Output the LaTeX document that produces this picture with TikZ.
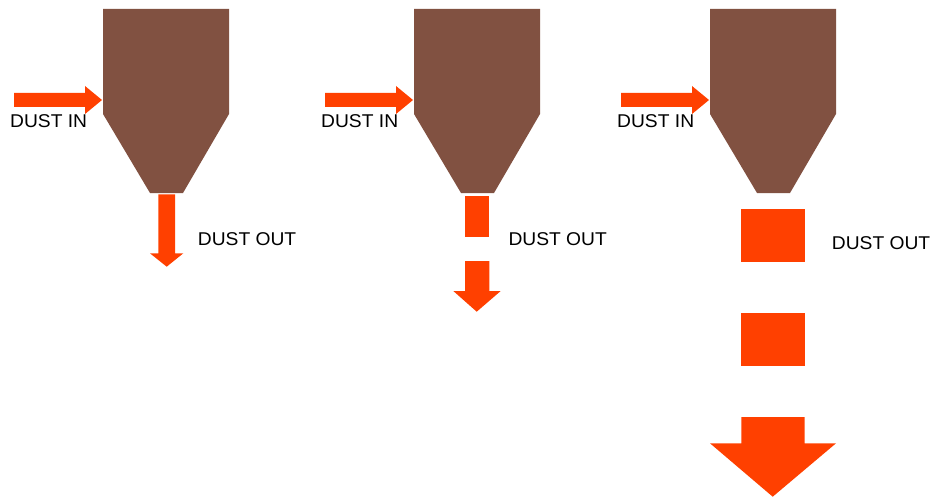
\documentclass[tikz,border=0pt]{standalone}
\usepackage{fontspec}
\setmainfont{Liberation Sans}[FakeStretch=1.04]
\definecolor{hopperbrown}{RGB}{129,81,65}
\definecolor{dustred}{RGB}{255,64,0}
\begin{document}
\begin{tikzpicture}[x=1pt, y=-1pt,
  hopper/.style={fill=hopperbrown},
  dust/.style={fill=dustred},
  tag/.style={font=\fontsize{18.5}{20}\selectfont, anchor=base west, inner sep=0pt}
]
\useasboundingbox (0,0) rectangle (933,500);

% Hoppers, inlet arrows and labels
\foreach \x/\n in {103/1, 414/2, 710/3} {
  \fill[hopper] (\x,9) -- ++(126,0) -- ++(0,105) -- ++(-46,79) -- ++(-33,0) -- ++(-47,-79) -- cycle;
  \fill[dust] (\x-89,93) -- (\x-18,93) -- (\x-18,86) -- (\x-1,100) -- (\x-18,114) -- (\x-18,107) -- (\x-89,107) -- cycle;
  \node[tag] (in\n) at (\x-93,127.7) {DUST IN};
}

% Outlet 1: one arrow
\fill[dust] (158.3,194.3) -- (175,194.3) -- (175,253.3) -- (183.3,253.3) -- (166.7,266.7) -- (150,253.3) -- (158.3,253.3) -- cycle;
\node[tag] (out1) at (197.7,245) {DUST OUT};

% Outlet 2: block and arrow
\fill[dust] (465,196) rectangle (489.3,236.7);
\fill[dust] (465,261) -- (489.3,261) -- (489.3,291) -- (500.7,291) -- (476.7,311.7) -- (453.3,291) -- (465,291) -- cycle;
\node[tag] (out2) at (508.3,245.7) {DUST OUT};

% Outlet 3: two blocks and big arrow
\fill[dust] (741.3,209) rectangle (804.7,261.7);
\fill[dust] (741.3,313.3) rectangle (804.7,366);
\fill[dust] (741.3,417) -- (804.7,417) -- (804.7,443.3) -- (836,443.3) -- (772.7,496.7) -- (710,443.3) -- (741.3,443.3) -- cycle;
\node[tag] (out3) at (831.7,249.3) {DUST OUT};
\end{tikzpicture}
\end{document}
..............................
Exercise goal: From the top of the listing above, repeat each line exactly until you reach the line containing "(out1) at (197.7,245)", and repeat that one too. Leave the pictures out.

Written response:
Output the LaTeX document that produces this picture with TikZ.
\documentclass[tikz,border=0pt]{standalone}
\usepackage{fontspec}
\setmainfont{Liberation Sans}[FakeStretch=1.04]
\definecolor{hopperbrown}{RGB}{129,81,65}
\definecolor{dustred}{RGB}{255,64,0}
\begin{document}
\begin{tikzpicture}[x=1pt, y=-1pt,
  hopper/.style={fill=hopperbrown},
  dust/.style={fill=dustred},
  tag/.style={font=\fontsize{18.5}{20}\selectfont, anchor=base west, inner sep=0pt}
]
\useasboundingbox (0,0) rectangle (933,500);

% Hoppers, inlet arrows and labels
\foreach \x/\n in {103/1, 414/2, 710/3} {
  \fill[hopper] (\x,9) -- ++(126,0) -- ++(0,105) -- ++(-46,79) -- ++(-33,0) -- ++(-47,-79) -- cycle;
  \fill[dust] (\x-89,93) -- (\x-18,93) -- (\x-18,86) -- (\x-1,100) -- (\x-18,114) -- (\x-18,107) -- (\x-89,107) -- cycle;
  \node[tag] (in\n) at (\x-93,127.7) {DUST IN};
}

% Outlet 1: one arrow
\fill[dust] (158.3,194.3) -- (175,194.3) -- (175,253.3) -- (183.3,253.3) -- (166.7,266.7) -- (150,253.3) -- (158.3,253.3) -- cycle;
\node[tag] (out1) at (197.7,245) {DUST OUT};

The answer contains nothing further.